« Le machin qu’on appelle l’ONU ». Cette formule souvent répétée a été prononcée le 10 septembre 1960 par le général de Gaulle qui refusait l’envoi de casques bleus au Congo et que l’on se mêle de sa politique de décolonisation. Quelques années plus tard, il appréciait cette organisation qui lui permettait de contrer les Etats-Unis et où les pays africains décolonisés le suivaient. De machin, l’ONU devenait opportunité.
Avant que le général ne s’énerve, le deuxième secrétaire général, Dag Hammarskjöld, qu’il n’aimait pas, avait affirmé que « l’ONU n’est pas là pour nous apporter le paradis, mais pour nous éviter l’enfer ». Aux yeux de beaucoup, les Nations unies ont échoué : les guerres sont toujours là, la paix est incertaine. L’ONU resterait donc un « machin » qui ne sert à rien, une organisation bloquée en raison du droit de veto accordé aux cinq membres permanents du Conseil de sécurité. Aucune décision contraignante ne peut être prise si les Etats-Unis, la Chine, la Russie, la Grande Bretagne ou la France s’y opposent. Mercredi, Volodymyr Zelensky a attaqué fort : « Le droit de veto aux mains de l’agresseur bloque l’Onu. Il est impossible d’arrêter cette guerre car tous les efforts font face au veto de l’agresseur ou de ceux qui le soutiennent ».
On peut se demander si la Russie aurait respecté une décision onusienne, si les Nations unies avaient envoyé des casques bleus. Moscou détient l’arme atomique… D’ailleurs, il n’y a pas que la Russie à brandir et utiliser son droit de veto. Israël ne craint pas grand-chose sous l’aile de son protecteur américain…
Oui, le conseil de sécurité est bloqué, l’ONU est impuissante. Son secrétaire général, Antonio Guterres, ne le cache pas : « «Le monde a changé. Nos institutions n’ont pas changé, a déclaré Guterres dans son discours d’ouverture de l’Assemblée générale. Nous ne pouvons pas traiter efficacement les problèmes tels qu’ils sont si les institutions ne reflètent pas le monde tel qu’il est. Au lieu de résoudre les problèmes, elles risquent d’en faire partie.»
Il faut donc réformer l’ONU. Une volonté exprimée depuis des années et qui n’aboutit pas. On peut augmenter le nombre de membres du conseil de sécurité, y faire entrer l’Afrique, l’Afrique latin, l’Inde… mais le problème est bien ce droit de veto. Comment le modifier ? Peut-on le supprimer ?

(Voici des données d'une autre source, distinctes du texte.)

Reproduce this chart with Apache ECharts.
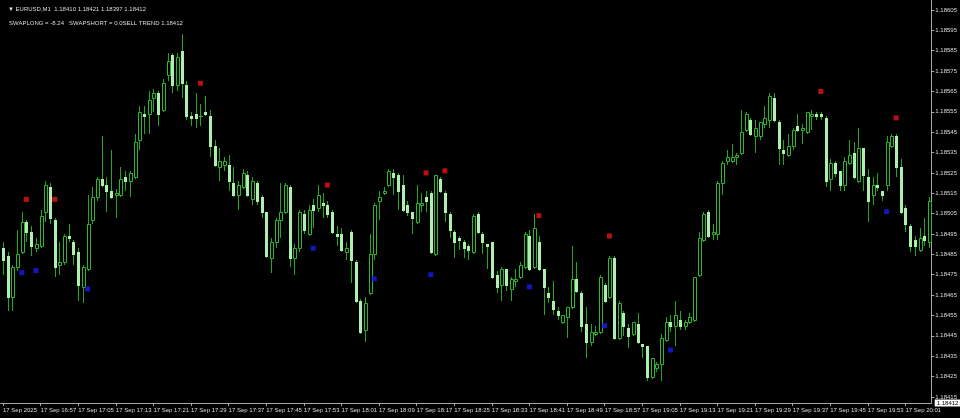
<!DOCTYPE html>
<html><head><meta charset="utf-8">
<style>html,body{margin:0;padding:0;background:#000}#c{width:960px;height:418px}</style>
<script src="https://cdn.jsdelivr.net/npm/echarts@6/dist/echarts.min.js"></script>
</head><body><div id="c"></div><script>
// OHLC of EURUSD M1 bars, 17 Sep 2025 16:49 onward
const opens = [1.18488,1.18484,1.18464,1.18479,1.18486,1.18501,1.18496,1.18488,1.18489,1.18506,
1.18518,1.18502,1.18480,1.18481,1.18494,1.18491,1.18486,1.18469,1.18478,1.18502,
1.18513,1.18522,1.18519,1.18516,1.18514,1.18514,1.18523,1.18521,1.18523,1.18541,
1.18554,1.18554,1.18562,1.18564,1.18556,1.18573,1.18583,1.18568,1.18585,1.18568,
1.18553,1.18554,1.18553,1.18555,1.18553,1.18538,1.18528,1.18529,1.18529,1.18520,
1.18514,1.18518,1.18524,1.18512,1.18520,1.18513,1.18506,1.18483,1.18491,1.18502,
1.18506,1.18518,1.18483,1.18488,1.18505,1.18495,1.18509,1.18508,1.18510,1.18509,
1.18506,1.18495,1.18495,1.18486,1.18496,1.18481,1.18462,1.18448,1.18466,1.18485,
1.18511,1.18515,1.18519,1.18525,1.18524,1.18519,1.18509,1.18506,1.18501,1.18509,
1.18513,1.18515,1.18485,1.18522,1.18515,1.18505,1.18496,1.18493,1.18491,1.18489,
1.18486,1.18505,1.18495,1.18490,1.18491,1.18475,1.18470,1.18478,1.18468,1.18472,
1.18474,1.18479,1.18494,1.18479,1.18491,1.18478,1.18466,1.18462,1.18457,1.18452,
1.18454,1.18459,1.18473,1.18466,1.18451,1.18442,1.18446,1.18447,1.18470,1.18464,
1.18483,1.18444,1.18456,1.18449,1.18446,1.18451,1.18441,1.18440,1.18425,1.18429,
1.18431,1.18443,1.18452,1.18450,1.18453,1.18450,1.18452,1.18453,1.18475,1.18492,
1.18506,1.18495,1.18495,1.18520,1.18531,1.18531,1.18533,1.18535,1.18546,1.18551,
1.18543,1.18543,1.18549,1.18551,1.18562,1.18550,1.18536,1.18534,1.18538,1.18548,
1.18546,1.18545,1.18553,1.18554,1.18554,1.18552,1.18522,1.18530,1.18526,1.18519,
1.18530,1.18535,1.18521,1.18537,1.18523,1.18514,1.18519,1.18516,1.18519,1.18538,
1.18543,1.18528,1.18508,1.18499,1.18492,1.18487,1.18494,1.18491];
const closes = [1.18482,1.18464,1.18479,1.18485,1.18501,1.18496,1.18489,1.18490,1.18504,1.18519,
1.18503,1.18479,1.18481,1.18494,1.18493,1.18485,1.18470,1.18479,1.18500,1.18513,
1.18522,1.18519,1.18516,1.18513,1.18515,1.18522,1.18521,1.18525,1.18540,1.18555,
1.18553,1.18561,1.18564,1.18554,1.18569,1.18580,1.18568,1.18582,1.18569,1.18553,
1.18552,1.18552,1.18553,1.18554,1.18538,1.18529,1.18531,1.18531,1.18521,1.18514,
1.18519,1.18525,1.18514,1.18521,1.18511,1.18506,1.18484,1.18491,1.18502,1.18506,
1.18519,1.18483,1.18488,1.18506,1.18497,1.18507,1.18507,1.18514,1.18509,1.18505,
1.18496,1.18494,1.18487,1.18488,1.18482,1.18462,1.18447,1.18461,1.18485,1.18509,
1.18513,1.18516,1.18526,1.18523,1.18516,1.18507,1.18506,1.18503,1.18510,1.18510,
1.18511,1.18486,1.18524,1.18516,1.18506,1.18497,1.18491,1.18492,1.18488,1.18487,
1.18504,1.18496,1.18491,1.18489,1.18474,1.18469,1.18478,1.18470,1.18473,1.18473,
1.18480,1.18495,1.18478,1.18498,1.18478,1.18469,1.18464,1.18458,1.18455,1.18455,
1.18459,1.18473,1.18467,1.18450,1.18442,1.18447,1.18447,1.18474,1.18462,1.18483,
1.18444,1.18461,1.18450,1.18445,1.18452,1.18442,1.18440,1.18425,1.18434,1.18431,
1.18444,1.18452,1.18450,1.18455,1.18450,1.18452,1.18454,1.18474,1.18493,1.18505,
1.18494,1.18496,1.18520,1.18530,1.18533,1.18533,1.18534,1.18545,1.18554,1.18544,
1.18547,1.18550,1.18552,1.18563,1.18551,1.18537,1.18535,1.18538,1.18546,1.18546,
1.18547,1.18555,1.18554,1.18553,1.18553,1.18521,1.18530,1.18525,1.18519,1.18531,
1.18534,1.18523,1.18537,1.18524,1.18511,1.18519,1.18518,1.18514,1.18540,1.18543,
1.18528,1.18506,1.18500,1.18489,1.18489,1.18493,1.18492,1.18511];
const lows = [1.18475,1.18457,1.18457,1.18477,1.18485,1.18491,1.18484,1.18486,1.18488,1.18501,
1.18500,1.18474,1.18475,1.18480,1.18491,1.18480,1.18462,1.18461,1.18477,1.18500,
1.18511,1.18518,1.18506,1.18512,1.18503,1.18513,1.18516,1.18513,1.18522,1.18536,
1.18544,1.18544,1.18555,1.18548,1.18555,1.18570,1.18564,1.18565,1.18562,1.18551,
1.18548,1.18547,1.18548,1.18553,1.18533,1.18528,1.18521,1.18526,1.18516,1.18513,
1.18507,1.18517,1.18513,1.18509,1.18509,1.18503,1.18483,1.18476,1.18488,1.18493,
1.18505,1.18479,1.18475,1.18486,1.18495,1.18494,1.18498,1.18506,1.18503,1.18503,
1.18495,1.18489,1.18486,1.18482,1.18471,1.18461,1.18446,1.18442,1.18465,1.18482,
1.18502,1.18514,1.18518,1.18514,1.18507,1.18506,1.18504,1.18495,1.18500,1.18506,
1.18506,1.18485,1.18484,1.18515,1.18501,1.18493,1.18483,1.18487,1.18483,1.18482,
1.18485,1.18495,1.18485,1.18478,1.18473,1.18466,1.18462,1.18467,1.18462,1.18469,
1.18473,1.18478,1.18477,1.18478,1.18477,1.18455,1.18461,1.18455,1.18453,1.18451,
1.18444,1.18458,1.18466,1.18447,1.18434,1.18440,1.18445,1.18446,1.18461,1.18463,
1.18443,1.18443,1.18445,1.18439,1.18445,1.18441,1.18434,1.18423,1.18424,1.18427,
1.18423,1.18442,1.18447,1.18440,1.18448,1.18448,1.18451,1.18452,1.18474,1.18491,
1.18493,1.18492,1.18492,1.18514,1.18529,1.18530,1.18529,1.18534,1.18545,1.18543,
1.18535,1.18541,1.18547,1.18547,1.18550,1.18529,1.18529,1.18533,1.18536,1.18545,
1.18539,1.18544,1.18546,1.18551,1.18551,1.18518,1.18516,1.18523,1.18516,1.18516,
1.18529,1.18522,1.18520,1.18516,1.18501,1.18509,1.18516,1.18511,1.18516,1.18537,
1.18523,1.18505,1.18496,1.18486,1.18484,1.18486,1.18489,1.18488];
const highs = [1.18491,1.18486,1.18480,1.18497,1.18506,1.18502,1.18499,1.18493,1.18507,1.18521,
1.18520,1.18503,1.18491,1.18495,1.18500,1.18492,1.18488,1.18480,1.18514,1.18518,
1.18523,1.18543,1.18523,1.18536,1.18517,1.18528,1.18526,1.18526,1.18544,1.18558,
1.18558,1.18565,1.18566,1.18565,1.18571,1.18584,1.18584,1.18584,1.18593,1.18570,
1.18555,1.18564,1.18559,1.18563,1.18556,1.18541,1.18537,1.18533,1.18534,1.18528,
1.18521,1.18527,1.18526,1.18523,1.18521,1.18514,1.18506,1.18493,1.18503,1.18520,
1.18520,1.18519,1.18490,1.18507,1.18507,1.18509,1.18512,1.18519,1.18515,1.18511,
1.18507,1.18499,1.18498,1.18491,1.18497,1.18482,1.18463,1.18464,1.18495,1.18510,
1.18516,1.18518,1.18527,1.18527,1.18525,1.18524,1.18511,1.18506,1.18519,1.18515,
1.18516,1.18516,1.18524,1.18523,1.18516,1.18506,1.18497,1.18494,1.18492,1.18490,
1.18505,1.18506,1.18496,1.18490,1.18491,1.18477,1.18479,1.18478,1.18474,1.18478,
1.18481,1.18496,1.18497,1.18505,1.18494,1.18478,1.18469,1.18472,1.18459,1.18455,
1.18459,1.18489,1.18481,1.18467,1.18459,1.18451,1.18450,1.18475,1.18471,1.18484,
1.18484,1.18462,1.18457,1.18451,1.18452,1.18456,1.18441,1.18440,1.18434,1.18432,
1.18446,1.18454,1.18455,1.18462,1.18457,1.18453,1.18456,1.18474,1.18496,1.18506,
1.18507,1.18500,1.18521,1.18531,1.18536,1.18539,1.18535,1.18556,1.18555,1.18552,
1.18551,1.18550,1.18558,1.18564,1.18564,1.18551,1.18541,1.18544,1.18547,1.18554,
1.18549,1.18555,1.18556,1.18555,1.18555,1.18553,1.18532,1.18531,1.18526,1.18533,
1.18541,1.18540,1.18547,1.18537,1.18527,1.18523,1.18525,1.18516,1.18543,1.18544,
1.18544,1.18532,1.18509,1.18500,1.18494,1.18498,1.18503,1.18513];

const xTickLabels = ['17 Sep 2025','17 Sep 16:57','17 Sep 17:05','17 Sep 17:13','17 Sep 17:21','17 Sep 17:29',
'17 Sep 17:37','17 Sep 17:45','17 Sep 17:53','17 Sep 18:01','17 Sep 18:09','17 Sep 18:17','17 Sep 18:25',
'17 Sep 18:33','17 Sep 18:41','17 Sep 18:49','17 Sep 18:57','17 Sep 19:05','17 Sep 19:13','17 Sep 19:21',
'17 Sep 19:29','17 Sep 19:37','17 Sep 19:45','17 Sep 19:53','17 Sep 20:01'];
const yTicks = [1.18415,1.18425,1.18435,1.18445,1.18455,1.18465,1.18475,1.18485,1.18495,1.18505,
1.18515,1.18525,1.18535,1.18545,1.18555,1.18565,1.18575,1.18585,1.18595,1.18605];

const sellIdx = [5,11,42,69,90,94,114,129,174,190];
const sellVal = [1.18512,1.18512,1.18569,1.18519,1.18525,1.18526,1.18504,1.18494,1.18565,1.18552];
const buyIdx = [4,7,18,66,79,91,112,128,142,188];
const buyVal = [1.18476,1.18477,1.18468,1.18488,1.18473,1.18475,1.18469,1.18450,1.18438,1.18506];

const lastPrice = 1.18412;
const header1 = '\u25BC EURUSD,M1  1.18410 1.18421 1.18397 1.18412';
const header2 = 'SWAPLONG = -8.24   SWAPSHORT = 0.0SELL TREND 1.18412';

// minute categories 16:49 ...
const categories = [];
for (let i = 0; i < opens.length; i++) {
  const m = 16 * 60 + 49 + i;
  categories.push(String(Math.floor(m / 60)).padStart(2, '0') + ':' + String(m % 60).padStart(2, '0'));
}
const candleData = opens.map((o, i) => [i, o, closes[i], lows[i], highs[i]]);

const FONT = 'Liberation Sans';
const TXT = '#dcdcdc';
const AX = '#a8a8a8';
const WICK = '#22a622';
const BULL = '#2cb82c';
const BEAR = '#aeeeae';
const GRID_RIGHT = 26.3;

const chart = echarts.init(document.getElementById('c'), null, {renderer: 'canvas'});
chart.setOption({
  backgroundColor: '#000',
  animation: false,
  title: [
    {text: header1, left: 3, top: 1, textStyle: {color: TXT, fontSize: 6, fontWeight: 'normal', fontFamily: FONT}},
    {text: header2, left: 4, top: 15, textStyle: {color: TXT, fontSize: 6, fontWeight: 'normal', fontFamily: FONT}}
  ],
  grid: {left: -1.4, right: GRID_RIGHT, top: 0, bottom: 15, containLabel: false},
  xAxis: {
    type: 'category', data: categories, boundaryGap: true,
    axisLine: {show: true, lineStyle: {color: AX, width: 1}},
    axisTick: {show: true, interval: 7, alignWithLabel: true, length: 3, lineStyle: {color: AX}},
    axisLabel: {interval: 7, align: 'left', color: TXT, fontSize: 6, fontFamily: FONT, margin: 4,
      formatter: (v, idx) => xTickLabels[Math.round(idx / 8)] || ''},
    splitLine: {show: false}
  },
  yAxis: {
    type: 'value', position: 'right', min: 1.18412, max: 1.186099, scale: true,
    axisLine: {show: true, lineStyle: {color: AX, width: 1}},
    axisTick: {show: true, length: 3, customValues: yTicks, lineStyle: {color: AX}},
    axisLabel: {customValues: yTicks, color: TXT, fontSize: 6, fontFamily: FONT, margin: 4,
      formatter: v => v.toFixed(5)},
    splitLine: {show: false}
  },
  series: [
    {
      type: 'custom', data: candleData, clip: false,
      encode: {x: 0, y: [1, 2, 3, 4]},
      renderItem: function (params, api) {
        const i = api.value(0), o = api.value(1), c = api.value(2), l = api.value(3), h = api.value(4);
        const pO = api.coord([i, o]), pC = api.coord([i, c]), pL = api.coord([i, l]), pH = api.coord([i, h]);
        const x = Math.round(pO[0]);
        const yTop = Math.round(Math.min(pO[1], pC[1])), yBot = Math.round(Math.max(pO[1], pC[1]));
        const yH = Math.round(pH[1]), yL = Math.round(pL[1]);
        const bull = c >= o;
        const ch = [];
        if (yTop > yH) ch.push({type: 'line', shape: {x1: x + 0.5, y1: yH, x2: x + 0.5, y2: yTop}, style: {stroke: WICK, lineWidth: 1}});
        if (yL > yBot) ch.push({type: 'line', shape: {x1: x + 0.5, y1: yBot, x2: x + 0.5, y2: yL}, style: {stroke: WICK, lineWidth: 1}});
        if (bull) {
          if (yBot - yTop < 2) ch.push({type: 'rect', shape: {x: x - 1, y: yTop, width: 4, height: Math.max(1, yBot - yTop + 1)}, style: {fill: BULL}});
          else ch.push({type: 'rect', shape: {x: x - 0.5, y: yTop + 0.5, width: 3, height: yBot - yTop}, style: {fill: '#000', stroke: BULL, lineWidth: 1}});
        } else {
          ch.push({type: 'rect', shape: {x: x - 1, y: yTop, width: 3, height: Math.max(1, yBot - yTop + 1)}, style: {fill: BEAR}});
        }
        return {type: 'group', children: ch};
      }
    },
    {
      type: 'scatter', symbol: 'rect', symbolSize: 5, z: 5,
      itemStyle: {color: '#e81414'},
      data: sellIdx.map((k, j) => [k, sellVal[j]])
    },
    {
      type: 'scatter', symbol: 'rect', symbolSize: 5, z: 5,
      itemStyle: {color: '#1a1aee'},
      data: buyIdx.map((k, j) => [k, buyVal[j]])
    }
  ]
});

// current-price box on the price scale, placed through the axis scale
const yPix = chart.convertToPixel({yAxisIndex: 0}, lastPrice);
chart.setOption({
  graphic: [{
    type: 'text', z: 100, silent: true,
    x: 960 - GRID_RIGHT + 1, y: yPix,
    style: {
      text: lastPrice.toFixed(5), fill: '#000', font: '6px "Liberation Sans"',
      backgroundColor: '#ffffff', padding: [1, 3, 0, 2], verticalAlign: 'middle', align: 'left'
    }
  }]
});
</script></body></html>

Cela dit, et même si le conseil de sécurité doit être à l’image du monde, l’ONU n’est absolument pas un machin inutile. Cette organisation reste le seul forum où tous les pays peuvent échanger, prendre la parole, proposer, critiquer, condamner, être entendus. Les ennemis peuvent s’y rencontrer discrètement, des relations peuvent se nouer.
Et il ne faudrait pas oublier la quinzaine d’agences des Nations unies qui travaillent et servent le monde comme l’Unesco, la FAO, l’AIEA, la Banque mondiale, l’OMS ou l’Unicef…
Dans notre monde en mutation à la recherche d’un nouvel ordre, d’un autre équilibre, d’autres organisations ou groupes de pays -G7, G20, G77, Brics, OCS…- cherchent à faire entendre leur voix, à s’imposer. Mais ces « machins » ne sont pas à la hauteur de l’original.